◆ PROBLEM TO WORK ON ◆
Return each line of the data below verbatim; pictures are to be left out.

====== MATERIAL PROVIDED ======

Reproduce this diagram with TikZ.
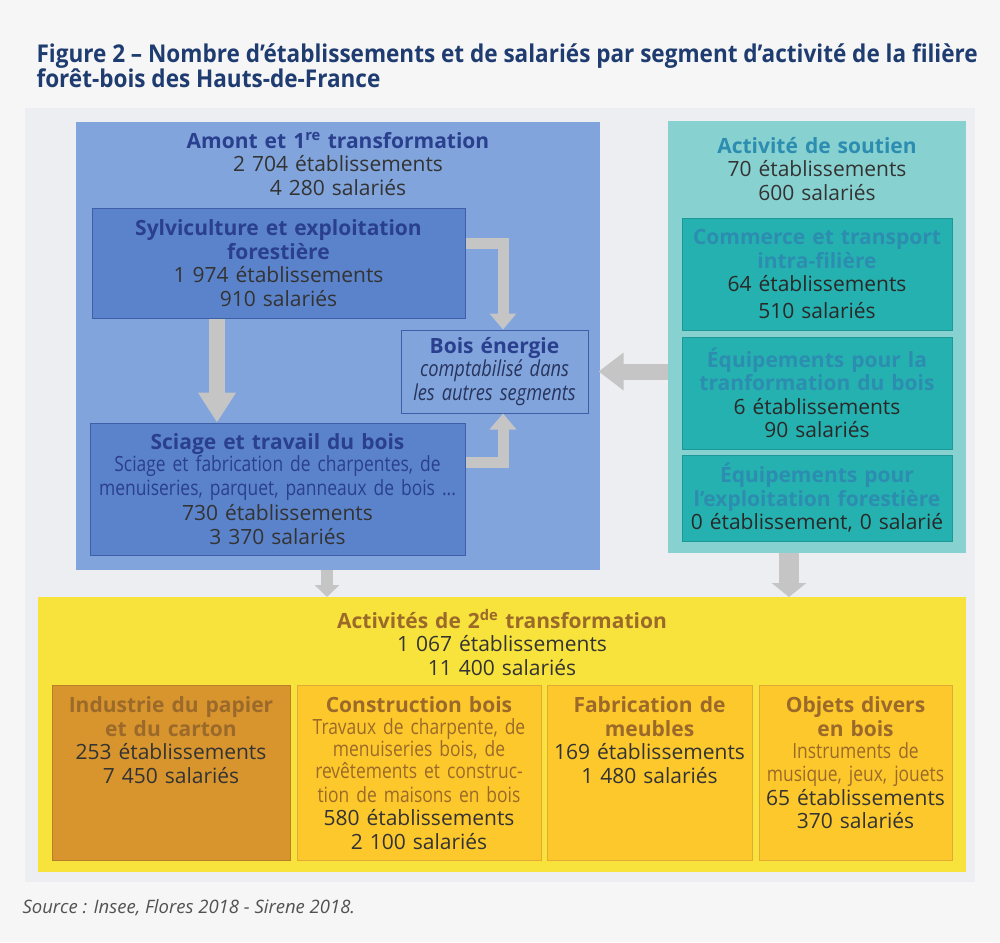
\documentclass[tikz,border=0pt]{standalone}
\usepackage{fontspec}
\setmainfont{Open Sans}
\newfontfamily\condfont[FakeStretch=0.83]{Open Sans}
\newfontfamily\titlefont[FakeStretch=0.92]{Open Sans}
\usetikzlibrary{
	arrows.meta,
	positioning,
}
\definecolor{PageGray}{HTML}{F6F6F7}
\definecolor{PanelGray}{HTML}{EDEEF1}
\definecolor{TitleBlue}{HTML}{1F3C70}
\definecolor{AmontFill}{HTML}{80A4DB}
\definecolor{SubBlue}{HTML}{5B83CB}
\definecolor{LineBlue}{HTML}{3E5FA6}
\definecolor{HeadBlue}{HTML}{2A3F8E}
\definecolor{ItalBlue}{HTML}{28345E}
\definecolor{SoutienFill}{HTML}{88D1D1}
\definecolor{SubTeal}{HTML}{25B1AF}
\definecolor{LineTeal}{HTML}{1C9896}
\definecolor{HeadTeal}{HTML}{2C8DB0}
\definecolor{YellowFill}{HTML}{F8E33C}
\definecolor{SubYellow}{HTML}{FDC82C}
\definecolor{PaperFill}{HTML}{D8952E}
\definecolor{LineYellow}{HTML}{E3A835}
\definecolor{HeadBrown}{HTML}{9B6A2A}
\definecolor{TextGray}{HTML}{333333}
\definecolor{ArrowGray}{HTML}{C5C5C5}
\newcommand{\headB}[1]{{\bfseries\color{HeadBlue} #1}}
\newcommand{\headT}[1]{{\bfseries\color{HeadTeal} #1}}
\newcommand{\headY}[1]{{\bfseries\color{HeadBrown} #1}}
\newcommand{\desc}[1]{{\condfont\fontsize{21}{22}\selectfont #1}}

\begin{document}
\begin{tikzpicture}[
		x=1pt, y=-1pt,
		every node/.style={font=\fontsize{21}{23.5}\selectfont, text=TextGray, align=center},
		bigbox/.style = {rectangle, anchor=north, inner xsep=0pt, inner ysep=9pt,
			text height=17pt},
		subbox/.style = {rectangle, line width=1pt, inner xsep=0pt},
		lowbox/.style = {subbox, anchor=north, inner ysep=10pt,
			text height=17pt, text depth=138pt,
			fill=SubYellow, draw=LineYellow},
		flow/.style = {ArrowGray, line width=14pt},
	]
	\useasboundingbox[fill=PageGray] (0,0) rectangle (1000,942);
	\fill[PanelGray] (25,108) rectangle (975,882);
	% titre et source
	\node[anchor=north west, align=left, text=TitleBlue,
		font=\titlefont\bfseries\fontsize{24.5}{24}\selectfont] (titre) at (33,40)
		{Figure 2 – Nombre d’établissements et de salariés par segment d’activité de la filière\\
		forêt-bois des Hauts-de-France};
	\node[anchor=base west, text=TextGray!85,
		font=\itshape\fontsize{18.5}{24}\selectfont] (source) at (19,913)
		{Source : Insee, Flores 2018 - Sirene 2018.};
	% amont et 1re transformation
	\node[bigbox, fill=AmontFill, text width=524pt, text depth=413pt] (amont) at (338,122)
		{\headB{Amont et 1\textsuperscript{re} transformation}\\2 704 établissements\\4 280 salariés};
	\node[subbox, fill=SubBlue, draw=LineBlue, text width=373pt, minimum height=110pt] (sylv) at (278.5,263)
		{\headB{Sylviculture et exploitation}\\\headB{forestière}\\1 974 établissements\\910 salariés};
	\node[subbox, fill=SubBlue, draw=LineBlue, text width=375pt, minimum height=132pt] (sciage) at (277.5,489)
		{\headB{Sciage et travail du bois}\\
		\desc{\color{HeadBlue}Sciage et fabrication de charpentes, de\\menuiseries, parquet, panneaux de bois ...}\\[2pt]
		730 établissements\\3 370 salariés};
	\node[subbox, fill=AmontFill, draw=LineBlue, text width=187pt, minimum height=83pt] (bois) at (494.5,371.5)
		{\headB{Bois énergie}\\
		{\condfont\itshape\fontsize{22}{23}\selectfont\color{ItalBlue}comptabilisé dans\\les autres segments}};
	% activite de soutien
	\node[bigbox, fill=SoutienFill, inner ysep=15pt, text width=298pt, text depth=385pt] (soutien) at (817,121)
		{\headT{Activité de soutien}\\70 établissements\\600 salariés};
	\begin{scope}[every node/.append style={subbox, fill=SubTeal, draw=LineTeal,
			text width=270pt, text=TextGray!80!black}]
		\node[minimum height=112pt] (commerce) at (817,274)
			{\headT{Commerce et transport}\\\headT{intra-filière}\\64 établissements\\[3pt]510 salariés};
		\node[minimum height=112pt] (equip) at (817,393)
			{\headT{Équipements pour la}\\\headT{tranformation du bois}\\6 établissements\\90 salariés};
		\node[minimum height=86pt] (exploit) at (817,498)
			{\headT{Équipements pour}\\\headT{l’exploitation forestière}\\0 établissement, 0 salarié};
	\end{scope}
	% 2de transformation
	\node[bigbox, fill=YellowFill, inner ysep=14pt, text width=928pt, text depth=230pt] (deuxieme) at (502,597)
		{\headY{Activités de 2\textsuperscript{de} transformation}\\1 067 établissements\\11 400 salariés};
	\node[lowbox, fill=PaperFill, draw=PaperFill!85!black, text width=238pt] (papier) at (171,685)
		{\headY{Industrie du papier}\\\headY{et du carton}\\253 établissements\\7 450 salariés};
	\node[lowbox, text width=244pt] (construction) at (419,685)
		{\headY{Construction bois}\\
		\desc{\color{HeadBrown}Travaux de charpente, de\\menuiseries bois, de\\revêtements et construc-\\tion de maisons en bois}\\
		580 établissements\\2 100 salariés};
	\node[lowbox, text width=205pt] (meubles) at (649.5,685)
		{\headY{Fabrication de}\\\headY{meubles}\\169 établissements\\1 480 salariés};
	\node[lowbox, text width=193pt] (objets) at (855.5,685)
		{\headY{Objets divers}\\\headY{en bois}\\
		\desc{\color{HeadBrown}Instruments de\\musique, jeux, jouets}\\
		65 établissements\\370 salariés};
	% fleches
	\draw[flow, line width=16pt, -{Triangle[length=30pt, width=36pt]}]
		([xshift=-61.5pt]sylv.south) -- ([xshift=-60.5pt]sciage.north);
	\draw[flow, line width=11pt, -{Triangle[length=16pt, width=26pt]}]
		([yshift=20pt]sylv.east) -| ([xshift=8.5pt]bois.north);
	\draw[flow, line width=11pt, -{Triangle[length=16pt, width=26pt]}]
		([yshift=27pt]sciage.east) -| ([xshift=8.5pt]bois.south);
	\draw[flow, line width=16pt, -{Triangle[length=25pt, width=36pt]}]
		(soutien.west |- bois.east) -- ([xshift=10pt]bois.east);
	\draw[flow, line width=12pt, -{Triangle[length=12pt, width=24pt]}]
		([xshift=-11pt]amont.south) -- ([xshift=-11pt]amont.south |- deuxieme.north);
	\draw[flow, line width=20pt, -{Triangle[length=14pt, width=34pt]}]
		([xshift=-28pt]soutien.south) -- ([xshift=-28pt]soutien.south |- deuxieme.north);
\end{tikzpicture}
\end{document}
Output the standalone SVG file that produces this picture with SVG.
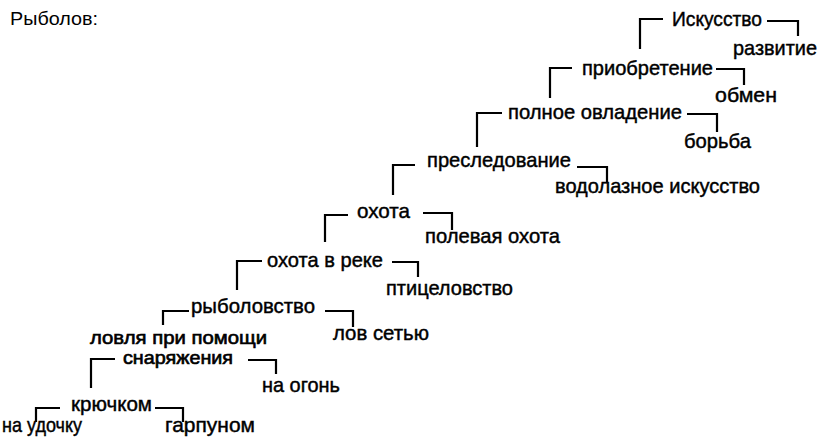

======

◆ THE ANSWER ◆
Reproduce this diagram with TikZ.
\documentclass[tikz,border=0pt]{standalone}
\usepackage{fontspec}
\setmainfont{Open Sans}
\newfontfamily\condfont[FakeStretch=0.83]{Open Sans}
\newfontfamily\titlefont[FakeStretch=0.92]{Open Sans}
\usetikzlibrary{
	arrows.meta,
	positioning,
}
\definecolor{PageGray}{HTML}{F6F6F7}
\definecolor{PanelGray}{HTML}{EDEEF1}
\definecolor{TitleBlue}{HTML}{1F3C70}
\definecolor{AmontFill}{HTML}{80A4DB}
\definecolor{SubBlue}{HTML}{5B83CB}
\definecolor{LineBlue}{HTML}{3E5FA6}
\definecolor{HeadBlue}{HTML}{2A3F8E}
\definecolor{ItalBlue}{HTML}{28345E}
\definecolor{SoutienFill}{HTML}{88D1D1}
\definecolor{SubTeal}{HTML}{25B1AF}
\definecolor{LineTeal}{HTML}{1C9896}
\definecolor{HeadTeal}{HTML}{2C8DB0}
\definecolor{YellowFill}{HTML}{F8E33C}
\definecolor{SubYellow}{HTML}{FDC82C}
\definecolor{PaperFill}{HTML}{D8952E}
\definecolor{LineYellow}{HTML}{E3A835}
\definecolor{HeadBrown}{HTML}{9B6A2A}
\definecolor{TextGray}{HTML}{333333}
\definecolor{ArrowGray}{HTML}{C5C5C5}
\newcommand{\headB}[1]{{\bfseries\color{HeadBlue} #1}}
\newcommand{\headT}[1]{{\bfseries\color{HeadTeal} #1}}
\newcommand{\headY}[1]{{\bfseries\color{HeadBrown} #1}}
\newcommand{\desc}[1]{{\condfont\fontsize{21}{22}\selectfont #1}}

\begin{document}
\begin{tikzpicture}[
		x=1pt, y=-1pt,
		every node/.style={font=\fontsize{21}{23.5}\selectfont, text=TextGray, align=center},
		bigbox/.style = {rectangle, anchor=north, inner xsep=0pt, inner ysep=9pt,
			text height=17pt},
		subbox/.style = {rectangle, line width=1pt, inner xsep=0pt},
		lowbox/.style = {subbox, anchor=north, inner ysep=10pt,
			text height=17pt, text depth=138pt,
			fill=SubYellow, draw=LineYellow},
		flow/.style = {ArrowGray, line width=14pt},
	]
	\useasboundingbox[fill=PageGray] (0,0) rectangle (1000,942);
	\fill[PanelGray] (25,108) rectangle (975,882);
	% titre et source
	\node[anchor=north west, align=left, text=TitleBlue,
		font=\titlefont\bfseries\fontsize{24.5}{24}\selectfont] (titre) at (33,40)
		{Figure 2 – Nombre d’établissements et de salariés par segment d’activité de la filière\\
		forêt-bois des Hauts-de-France};
	\node[anchor=base west, text=TextGray!85,
		font=\itshape\fontsize{18.5}{24}\selectfont] (source) at (19,913)
		{Source : Insee, Flores 2018 - Sirene 2018.};
	% amont et 1re transformation
	\node[bigbox, fill=AmontFill, text width=524pt, text depth=413pt] (amont) at (338,122)
		{\headB{Amont et 1\textsuperscript{re} transformation}\\2 704 établissements\\4 280 salariés};
	\node[subbox, fill=SubBlue, draw=LineBlue, text width=373pt, minimum height=110pt] (sylv) at (278.5,263)
		{\headB{Sylviculture et exploitation}\\\headB{forestière}\\1 974 établissements\\910 salariés};
	\node[subbox, fill=SubBlue, draw=LineBlue, text width=375pt, minimum height=132pt] (sciage) at (277.5,489)
		{\headB{Sciage et travail du bois}\\
		\desc{\color{HeadBlue}Sciage et fabrication de charpentes, de\\menuiseries, parquet, panneaux de bois ...}\\[2pt]
		730 établissements\\3 370 salariés};
	\node[subbox, fill=AmontFill, draw=LineBlue, text width=187pt, minimum height=83pt] (bois) at (494.5,371.5)
		{\headB{Bois énergie}\\
		{\condfont\itshape\fontsize{22}{23}\selectfont\color{ItalBlue}comptabilisé dans\\les autres segments}};
	% activite de soutien
	\node[bigbox, fill=SoutienFill, inner ysep=15pt, text width=298pt, text depth=385pt] (soutien) at (817,121)
		{\headT{Activité de soutien}\\70 établissements\\600 salariés};
	\begin{scope}[every node/.append style={subbox, fill=SubTeal, draw=LineTeal,
			text width=270pt, text=TextGray!80!black}]
		\node[minimum height=112pt] (commerce) at (817,274)
			{\headT{Commerce et transport}\\\headT{intra-filière}\\64 établissements\\[3pt]510 salariés};
		\node[minimum height=112pt] (equip) at (817,393)
			{\headT{Équipements pour la}\\\headT{tranformation du bois}\\6 établissements\\90 salariés};
		\node[minimum height=86pt] (exploit) at (817,498)
			{\headT{Équipements pour}\\\headT{l’exploitation forestière}\\0 établissement, 0 salarié};
	\end{scope}
	% 2de transformation
	\node[bigbox, fill=YellowFill, inner ysep=14pt, text width=928pt, text depth=230pt] (deuxieme) at (502,597)
		{\headY{Activités de 2\textsuperscript{de} transformation}\\1 067 établissements\\11 400 salariés};
	\node[lowbox, fill=PaperFill, draw=PaperFill!85!black, text width=238pt] (papier) at (171,685)
		{\headY{Industrie du papier}\\\headY{et du carton}\\253 établissements\\7 450 salariés};
	\node[lowbox, text width=244pt] (construction) at (419,685)
		{\headY{Construction bois}\\
		\desc{\color{HeadBrown}Travaux de charpente, de\\menuiseries bois, de\\revêtements et construc-\\tion de maisons en bois}\\
		580 établissements\\2 100 salariés};
	\node[lowbox, text width=205pt] (meubles) at (649.5,685)
		{\headY{Fabrication de}\\\headY{meubles}\\169 établissements\\1 480 salariés};
	\node[lowbox, text width=193pt] (objets) at (855.5,685)
		{\headY{Objets divers}\\\headY{en bois}\\
		\desc{\color{HeadBrown}Instruments de\\musique, jeux, jouets}\\
		65 établissements\\370 salariés};
	% fleches
	\draw[flow, line width=16pt, -{Triangle[length=30pt, width=36pt]}]
		([xshift=-61.5pt]sylv.south) -- ([xshift=-60.5pt]sciage.north);
	\draw[flow, line width=11pt, -{Triangle[length=16pt, width=26pt]}]
		([yshift=20pt]sylv.east) -| ([xshift=8.5pt]bois.north);
	\draw[flow, line width=11pt, -{Triangle[length=16pt, width=26pt]}]
		([yshift=27pt]sciage.east) -| ([xshift=8.5pt]bois.south);
	\draw[flow, line width=16pt, -{Triangle[length=25pt, width=36pt]}]
		(soutien.west |- bois.east) -- ([xshift=10pt]bois.east);
	\draw[flow, line width=12pt, -{Triangle[length=12pt, width=24pt]}]
		([xshift=-11pt]amont.south) -- ([xshift=-11pt]amont.south |- deuxieme.north);
	\draw[flow, line width=20pt, -{Triangle[length=14pt, width=34pt]}]
		([xshift=-28pt]soutien.south) -- ([xshift=-28pt]soutien.south |- deuxieme.north);
\end{tikzpicture}
\end{document}
Output the standalone SVG file that produces this picture with SVG.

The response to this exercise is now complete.